Taking the First Step to Better Politics

Taking the First Step to Better Politics

Copy of op-ed written by common cause massachusetts about the better politics movement to call on President Obama to issue executive order on disclosure

Rally with us in Boston on Thursday, April 2nd, at 12:00pm right outside the MA State House!

In his most recent State of the Union address, President Obama decried secret money in elections, saying he wanted to see a “better politics,” where we “spend less time drowning in dark money for ads that pull us into the gutter.”

The President has a critical opportunity to take action equal to his words by signing an executive order to ban dark money from businesses that receive federal contracts. Currently, corporate behemoths like Chevron, Verizon, Lockheed Martin, and many others, profit from tax-payer subsidized contracts. At the same time, these corporations can secretly spend unlimited amounts of money to elect (and re-elect) the same lawmakers who can be responsible for awarding those contracts. It’s an ongoing cycle of potential play-to-play, and the loser is the average American citizen.

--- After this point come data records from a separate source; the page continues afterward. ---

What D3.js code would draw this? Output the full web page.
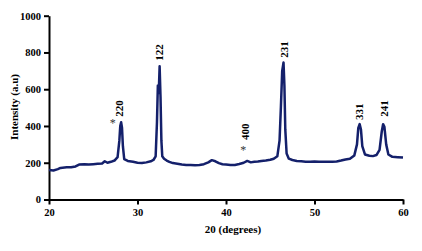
<!DOCTYPE html>
<html>
<head>
<meta charset="utf-8">
<style>
  body { margin: 0; background: #fff; }
  .axis path, .axis line { stroke: #000; stroke-width: 2; }
</style>
<script src="https://d3js.org/d3.v7.min.js"></script>
</head>
<body>
<svg width="422" height="251"></svg>
<script>
// 2-theta positions and intensities
var twoTheta = [20.0, 20.5, 21.0, 21.3, 22.0, 22.5, 23.0, 23.4, 24.0, 24.5, 25.0, 25.5, 26.0, 26.3, 26.6, 27.0, 27.4, 27.75, 27.95, 28.05,
  28.15, 28.25, 28.35, 28.5, 28.9, 29.5, 30.0, 30.5, 31.0, 31.5, 31.8, 32.05, 32.2, 32.3, 32.4, 32.5, 32.6, 32.7, 32.8, 33.0,
  33.3, 33.6, 34.0, 34.5, 35.0, 35.5, 36.0, 36.5, 37.0, 37.5, 38.0, 38.4, 38.8, 39.2, 39.6, 40.0, 40.5, 41.0, 41.5, 42.0,
  42.4, 42.8, 43.2, 43.6, 44.0, 44.5, 45.0, 45.4, 45.8, 46.05, 46.2, 46.35, 46.5, 46.6, 46.7, 46.85, 47.1, 47.5, 48.0, 48.5,
  49.0, 49.5, 50.0, 50.5, 51.0, 51.5, 52.0, 52.5, 53.0, 53.5, 54.0, 54.5, 54.8, 54.95, 55.1, 55.25, 55.4, 55.7, 56.2, 56.6,
  57.0, 57.35, 57.6, 57.75, 57.9, 58.1, 58.35, 58.8, 59.4, 60.0];
var intensity = [160, 158, 165, 172, 175, 176, 180, 190, 192, 190, 192, 194, 196, 208, 200, 205, 212, 230, 320, 400,
  420, 390, 290, 220, 210, 205, 200, 198, 202, 208, 215, 235, 420, 620, 580, 725, 560, 320, 235, 222,
  212, 205, 198, 195, 190, 188, 188, 186, 188, 192, 202, 214, 208, 198, 192, 190, 188, 188, 193, 200,
  210, 202, 205, 207, 210, 212, 216, 222, 235, 320, 500, 700, 745, 620, 380, 250, 222, 215, 210, 208,
  206, 206, 207, 205, 206, 205, 206, 207, 212, 218, 222, 240, 300, 390, 410, 380, 290, 245, 238, 236,
  242, 270, 370, 410, 395, 300, 245, 232, 230, 228];

// peak indices (rotated text), placed by 2-theta and intensity at the text start
var peakLabels = ["220", "122", "400", "231", "331", "241"];
var peakTheta = [27.9, 32.46, 42.15, 46.55, 55.06, 57.89];
var peakLabelBase = [450, 755, 324, 771, 433, 450];

// impurity markers
var starTheta = [27.2, 41.95];
var starIntensity = [433, 288];

var xTicks = [20, 30, 40, 50, 60];
var yTicks = [0, 200, 400, 600, 800, 1000];

var serif = "'Liberation Serif', 'Times New Roman', 'DejaVu Serif', serif";

var svg = d3.select("svg");
var x = d3.scaleLinear().domain([20, 60]).range([49, 403]);
var y = d3.scaleLinear().domain([0, 1000]).range([199.5, 15.7]);

svg.append("g")
   .attr("class", "axis")
   .attr("transform", "translate(0," + y(0) + ")")
   .call(d3.axisBottom(x).tickValues(xTicks).tickFormat(d3.format("d")).tickSize(5).tickPadding(4).tickSizeOuter(0))
   .attr("font-family", serif)
   .attr("font-size", 10.5)
   .attr("font-weight", "bold");

svg.append("g")
   .attr("class", "axis")
   .attr("transform", "translate(" + x(20) + ",0)")
   .call(d3.axisLeft(y).tickValues(yTicks).tickFormat(d3.format("d")).tickSize(5).tickPadding(3).tickSizeOuter(0))
   .attr("font-family", serif)
   .attr("font-size", 10.5)
   .attr("font-weight", "bold");

var pts = twoTheta.map(function(t, i) { return [t, intensity[i]]; });

svg.append("path")
   .datum(pts)
   .attr("fill", "none")
   .attr("stroke", "#14206b")
   .attr("stroke-width", 2.5)
   .attr("stroke-linejoin", "round")
   .attr("d", d3.line().x(function(d) { return x(d[0]); }).y(function(d) { return y(d[1]); }));

svg.selectAll(".peak")
   .data(peakLabels)
   .enter().append("text")
   .attr("class", "peak")
   .attr("font-family", serif)
   .attr("font-weight", "bold")
   .attr("font-size", "11px")
   .attr("dy", "0.35em")
   .attr("transform", function(d, i) {
       return "translate(" + x(peakTheta[i]) + "," + y(peakLabelBase[i]) + ") rotate(-90)";
   })
   .text(function(d) { return d; });

svg.selectAll(".star")
   .data(starTheta)
   .enter().append("text")
   .attr("class", "star")
   .attr("font-family", serif)
   .attr("font-size", "12px")
   .attr("fill", "#333")
   .attr("text-anchor", "middle")
   .attr("x", function(d) { return x(d); })
   .attr("y", function(d, i) { return y(starIntensity[i]); })
   .attr("dy", "0.6em")
   .text("*");

svg.append("text")
   .attr("x", 233)
   .attr("y", 233)
   .attr("text-anchor", "middle")
   .attr("font-family", serif)
   .attr("font-weight", "bold")
   .attr("font-size", "11px")
   .text("20 (degrees)");

svg.append("text")
   .attr("transform", "translate(18,107) rotate(-90)")
   .attr("text-anchor", "middle")
   .attr("font-family", serif)
   .attr("font-weight", "bold")
   .attr("font-size", "11px")
   .text("Intensity (a.u)");
</script>
</body>
</html>
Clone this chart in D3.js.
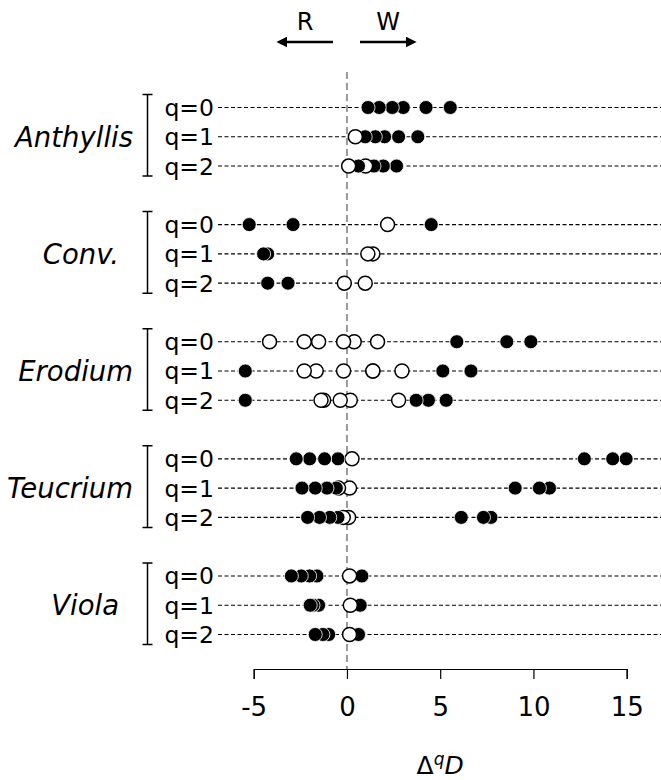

But with a stroke of his pen, the President can shine a light on such potential conflicts of interest and require government contractors to disclose their political spending. With that order, we could make sure that politicians aren’t handing out contracts and favors in exchange for campaign cash.

Earlier this month, more than 50 organizations, including Common Cause, wrote a letter urging the President to sign such an order. Since then, more than 500,000 Americans have signed petitions calling for immediate action. And now, on Thursday April 2nd, Americans across the country, including here in Boston, will rally at 57 events in over 50 cities to show support for our right to know what federal contractors are spending to sway elections and help secure their own future government contracts.

The impact of such an order could be huge. An analysis by Public Citizen of the 15 largest federal contractors, which received $129 billion in contracts in 2013 alone, found that only 27 percent fully disclose their political expenditures. And an analysis by Common Cause found that PAC spending by the top five corporate recipients of federal contracts – Lockheed Martin, Boeing, Raytheon, General Dynamics, and Northrop Grumman – nearly tripled in the last decade, from $6.8 million in 2004 to $17.7 million in 2014. If companies are raking in that kind of money from our tax dollars, don’t we at least deserve to know how they’re trying to influence the political process that directs all that business their way?

Surely everyone agrees that government contracts should go to the businesses that provide the highest quality, most cost effective products, not those that succeed by playing the political money game.

Of course, passing legislation at both the state and federal level to end all dark money is also necessary. Here in Massachusetts, the legislature took a huge step in that direction last year. In 2014, there was much more timely information available to voters about super PACs and shadowy 501-c4 organizations spending money in Massachusetts elections thanks to their action.  But there are still a few loopholes left to close, and we are hopeful that the legislature will address them this year. In Congress, the federal Disclose Act, and new legislation to restrict the coordination between super PACs and the candidates they support, are much more of a long-shot. That’s why President Obama’s action to add transparency to federal contractors is so critical.

Regardless of the issue involved– health care, climate change, economic opportunity, etc. – the dominance of wealthy special interests prevents our government from acting in the public interest far too often. Shining a light on big money in politics is just one critical step in our shared task of resuscitating our democracy. President Obama can take that first step. On this April 2nd, the first anniversary of the Supreme Court’s McCutcheon decision, help us pressure him to do so.